In her filings in the district court, Ms. Schneiker had alluded to the possibility that Sanders "perceived" her as disabled. According to Ms. Schneiker, Sanders, her supervisor, said to her at one point that she "should go on disability and that no one would object." R.35 at 5. Ms. Schneiker has not pressed this argument before this court; therefore, we shall not address it. See Duncan v. Wisconsin Dep't of Health & Family Servs., 166 F.3d 930, 934 (7th Cir. 1999) (stating that for an argument to be considered by the court of appeals, the party must develop that argument in its brief).
The Supreme Court recently expressed some concern over whether "working" should be considered a "major life activity" under the ADA, see Sutton v. United Air Lines, Inc., 119 S. Ct. 2139, 2151 (1999) (noting that the Court had some "conceptual difficulty" with defining work as a major life activity for ADA purposes because of the circularity of the reasoning); nevertheless, like the Court in Sutton, we need not decide whether "working" is a major life activity under the ADA because in our case Ms. Schneiker and Fortis do not dispute this point and because, as we discuss below, Ms. Schneiker has not demonstrated to this court that her alcoholism and depression substantially limit her ability to work. See Sutton, 119 S. Ct. at 2151. We do note that previous decisions from this circuit have treated "working" as a major life activity. See, e.g., Skorup, 153 F.3d at 514-15; Patterson v. Chicago Ass'n for Retarded Citizens, 150 F.3d 719, 725-26 (7th Cir. 1998); Baert v. Euclid Beverage, Ltd., 149 F.3d 626, 630 (7th Cir. 1998); Weiler v. Household Fin. Corp., 101 F.3d 519, 524-25 (7th Cir. 1996); see also 29 C.F.R. sec. 1630.2(i) (defining the phrase "major life activity" to include "functions such as caring for oneself, performing manual tasks, walking, seeing, hearing, speaking, breathing, learning, and working").

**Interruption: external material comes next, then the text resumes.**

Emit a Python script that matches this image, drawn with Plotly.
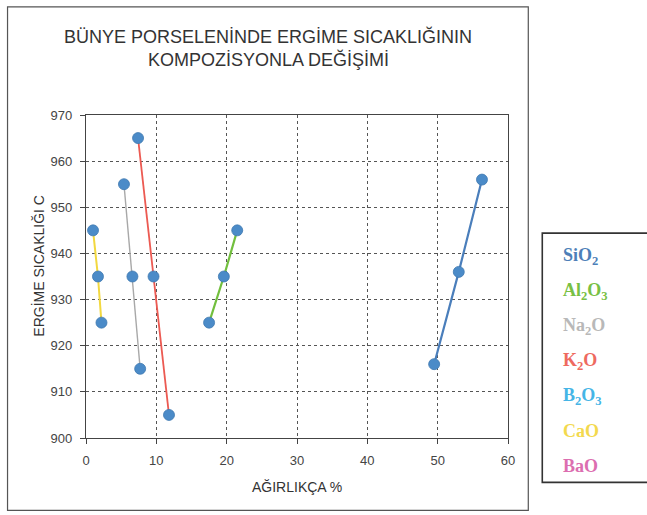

This circuit has not yet had occasion to hold that depression is a disability covered by the ADA. In our cases in which the plaintiff alleged a depression disability, our holdings rested on other grounds, such as whether the plaintiffs were "qualified" individuals, and not on whether they were "disabled" under the ADA. See, e.g., Corder, 162 F.3d at 927-28 (holding that the plaintiff, who suffered from depression, was not qualified under the ADA because of her irregular attendance); Leisen v. City of Shelbyville, 153 F.3d 805, 808 (7th Cir. 1998) (holding that summary judgment for the employer was proper because the employee, who suffered from depression, had not produced sufficient evidence that she was qualified for the job); Weigel v. Target Stores, 122 F.3d 461, 465, 469 (7th Cir. 1997) (affirming summary judgment for the employer where the employer conceded the plaintiff's depression qualified as a disability but where the plaintiff had not shown that she was qualified for the job).